Problem to work on
Print, word for word, the opening line of the data below and every line after it through the line that contains "const yDomain = [-0.597, 2.597];", but not the pictures.

Data block
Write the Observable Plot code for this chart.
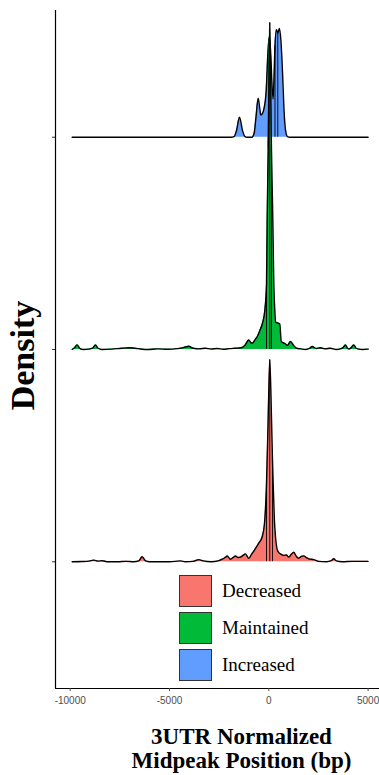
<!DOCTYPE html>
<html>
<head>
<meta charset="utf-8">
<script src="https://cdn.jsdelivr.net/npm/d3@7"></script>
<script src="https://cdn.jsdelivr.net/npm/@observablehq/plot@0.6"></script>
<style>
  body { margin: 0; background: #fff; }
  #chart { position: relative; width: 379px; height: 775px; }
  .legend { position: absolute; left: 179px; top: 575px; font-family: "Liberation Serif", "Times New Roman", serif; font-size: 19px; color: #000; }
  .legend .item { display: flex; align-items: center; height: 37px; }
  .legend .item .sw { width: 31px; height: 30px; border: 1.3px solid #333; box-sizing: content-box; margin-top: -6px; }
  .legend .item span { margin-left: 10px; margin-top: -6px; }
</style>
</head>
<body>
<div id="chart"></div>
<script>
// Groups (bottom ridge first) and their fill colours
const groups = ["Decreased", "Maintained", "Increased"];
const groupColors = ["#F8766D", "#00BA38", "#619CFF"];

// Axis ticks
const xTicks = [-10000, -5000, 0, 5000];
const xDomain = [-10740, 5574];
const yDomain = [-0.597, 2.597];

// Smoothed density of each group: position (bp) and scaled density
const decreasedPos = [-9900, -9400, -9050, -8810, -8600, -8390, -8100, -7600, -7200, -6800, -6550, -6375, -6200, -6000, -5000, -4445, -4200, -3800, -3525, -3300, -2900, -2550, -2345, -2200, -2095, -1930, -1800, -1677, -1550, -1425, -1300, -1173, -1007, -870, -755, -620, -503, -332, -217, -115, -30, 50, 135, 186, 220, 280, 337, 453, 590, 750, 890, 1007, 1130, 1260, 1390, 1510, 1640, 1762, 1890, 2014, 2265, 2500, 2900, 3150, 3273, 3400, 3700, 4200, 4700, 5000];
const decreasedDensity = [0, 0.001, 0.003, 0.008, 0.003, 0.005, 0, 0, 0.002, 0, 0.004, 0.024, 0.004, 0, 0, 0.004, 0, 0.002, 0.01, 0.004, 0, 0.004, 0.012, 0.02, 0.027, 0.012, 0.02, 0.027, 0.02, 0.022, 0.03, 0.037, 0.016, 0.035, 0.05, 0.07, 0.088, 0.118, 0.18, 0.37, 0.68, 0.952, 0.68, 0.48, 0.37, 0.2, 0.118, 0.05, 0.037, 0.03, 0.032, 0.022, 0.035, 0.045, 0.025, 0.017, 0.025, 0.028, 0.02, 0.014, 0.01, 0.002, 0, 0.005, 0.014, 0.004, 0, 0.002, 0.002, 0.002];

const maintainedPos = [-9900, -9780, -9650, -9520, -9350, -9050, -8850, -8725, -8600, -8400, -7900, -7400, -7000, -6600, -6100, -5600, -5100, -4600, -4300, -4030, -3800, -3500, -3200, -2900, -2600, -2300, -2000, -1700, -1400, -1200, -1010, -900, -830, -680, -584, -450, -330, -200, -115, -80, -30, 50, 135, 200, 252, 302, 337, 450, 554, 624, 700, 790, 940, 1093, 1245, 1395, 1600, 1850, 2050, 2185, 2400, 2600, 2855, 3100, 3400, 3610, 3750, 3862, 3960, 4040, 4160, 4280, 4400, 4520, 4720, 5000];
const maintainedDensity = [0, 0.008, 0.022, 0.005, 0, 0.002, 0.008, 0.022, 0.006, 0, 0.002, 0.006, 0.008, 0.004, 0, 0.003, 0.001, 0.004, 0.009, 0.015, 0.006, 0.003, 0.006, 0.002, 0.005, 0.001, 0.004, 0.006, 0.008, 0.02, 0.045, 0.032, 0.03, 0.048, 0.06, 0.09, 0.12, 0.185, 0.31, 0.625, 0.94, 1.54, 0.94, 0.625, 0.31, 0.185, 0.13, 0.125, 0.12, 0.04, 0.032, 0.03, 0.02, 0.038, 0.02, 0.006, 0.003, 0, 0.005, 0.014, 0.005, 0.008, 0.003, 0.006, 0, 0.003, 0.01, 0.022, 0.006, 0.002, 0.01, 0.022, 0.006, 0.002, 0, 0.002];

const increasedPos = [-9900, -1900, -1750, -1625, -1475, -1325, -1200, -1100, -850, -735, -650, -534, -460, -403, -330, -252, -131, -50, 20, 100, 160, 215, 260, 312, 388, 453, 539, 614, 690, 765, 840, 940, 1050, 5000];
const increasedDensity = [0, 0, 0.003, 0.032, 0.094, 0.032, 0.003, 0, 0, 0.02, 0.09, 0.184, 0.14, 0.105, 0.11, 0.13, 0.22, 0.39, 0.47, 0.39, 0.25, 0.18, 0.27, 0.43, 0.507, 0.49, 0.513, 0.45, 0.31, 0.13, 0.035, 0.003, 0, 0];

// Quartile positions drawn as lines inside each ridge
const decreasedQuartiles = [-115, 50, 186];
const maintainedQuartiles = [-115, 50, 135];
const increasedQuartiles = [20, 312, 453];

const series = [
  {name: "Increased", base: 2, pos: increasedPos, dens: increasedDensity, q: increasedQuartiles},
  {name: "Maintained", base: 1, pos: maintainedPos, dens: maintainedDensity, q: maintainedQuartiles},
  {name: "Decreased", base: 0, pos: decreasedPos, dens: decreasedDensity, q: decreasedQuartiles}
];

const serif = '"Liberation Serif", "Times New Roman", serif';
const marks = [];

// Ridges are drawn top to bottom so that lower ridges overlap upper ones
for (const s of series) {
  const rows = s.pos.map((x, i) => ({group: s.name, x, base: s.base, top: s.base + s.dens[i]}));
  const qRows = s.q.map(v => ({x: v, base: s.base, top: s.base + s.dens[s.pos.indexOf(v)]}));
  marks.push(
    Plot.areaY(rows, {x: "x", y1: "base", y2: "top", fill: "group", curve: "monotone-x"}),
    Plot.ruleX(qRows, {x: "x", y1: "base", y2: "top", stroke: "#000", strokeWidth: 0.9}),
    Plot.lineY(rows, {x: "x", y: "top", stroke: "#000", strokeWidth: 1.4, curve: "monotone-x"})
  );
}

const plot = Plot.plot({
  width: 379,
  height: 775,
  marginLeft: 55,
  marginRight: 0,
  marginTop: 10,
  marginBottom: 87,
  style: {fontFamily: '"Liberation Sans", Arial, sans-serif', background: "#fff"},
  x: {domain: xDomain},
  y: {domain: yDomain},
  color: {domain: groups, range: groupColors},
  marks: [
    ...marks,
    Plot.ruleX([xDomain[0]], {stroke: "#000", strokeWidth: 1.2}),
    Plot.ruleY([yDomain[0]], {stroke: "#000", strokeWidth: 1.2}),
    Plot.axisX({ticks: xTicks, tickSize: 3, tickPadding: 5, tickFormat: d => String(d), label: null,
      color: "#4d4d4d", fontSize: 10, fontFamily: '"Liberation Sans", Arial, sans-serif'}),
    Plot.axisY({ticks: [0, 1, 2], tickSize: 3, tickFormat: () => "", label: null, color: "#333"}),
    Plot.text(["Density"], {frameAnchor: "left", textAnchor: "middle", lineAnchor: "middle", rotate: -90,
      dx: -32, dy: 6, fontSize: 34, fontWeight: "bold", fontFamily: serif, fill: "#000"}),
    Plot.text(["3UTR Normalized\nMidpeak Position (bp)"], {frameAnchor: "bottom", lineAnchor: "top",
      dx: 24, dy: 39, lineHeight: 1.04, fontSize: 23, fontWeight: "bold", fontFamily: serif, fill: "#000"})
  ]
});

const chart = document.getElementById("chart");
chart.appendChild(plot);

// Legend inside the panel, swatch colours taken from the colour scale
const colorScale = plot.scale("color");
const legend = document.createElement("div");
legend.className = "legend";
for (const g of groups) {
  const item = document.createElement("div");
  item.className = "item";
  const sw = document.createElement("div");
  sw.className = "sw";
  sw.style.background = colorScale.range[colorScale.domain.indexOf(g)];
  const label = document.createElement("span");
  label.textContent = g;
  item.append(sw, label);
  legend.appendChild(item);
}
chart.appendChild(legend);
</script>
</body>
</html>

Result for this exercise
Write the Observable Plot code for this chart.
<!DOCTYPE html>
<html>
<head>
<meta charset="utf-8">
<script src="https://cdn.jsdelivr.net/npm/d3@7"></script>
<script src="https://cdn.jsdelivr.net/npm/@observablehq/plot@0.6"></script>
<style>
  body { margin: 0; background: #fff; }
  #chart { position: relative; width: 379px; height: 775px; }
  .legend { position: absolute; left: 179px; top: 575px; font-family: "Liberation Serif", "Times New Roman", serif; font-size: 19px; color: #000; }
  .legend .item { display: flex; align-items: center; height: 37px; }
  .legend .item .sw { width: 31px; height: 30px; border: 1.3px solid #333; box-sizing: content-box; margin-top: -6px; }
  .legend .item span { margin-left: 10px; margin-top: -6px; }
</style>
</head>
<body>
<div id="chart"></div>
<script>
// Groups (bottom ridge first) and their fill colours
const groups = ["Decreased", "Maintained", "Increased"];
const groupColors = ["#F8766D", "#00BA38", "#619CFF"];

// Axis ticks
const xTicks = [-10000, -5000, 0, 5000];
const xDomain = [-10740, 5574];
const yDomain = [-0.597, 2.597];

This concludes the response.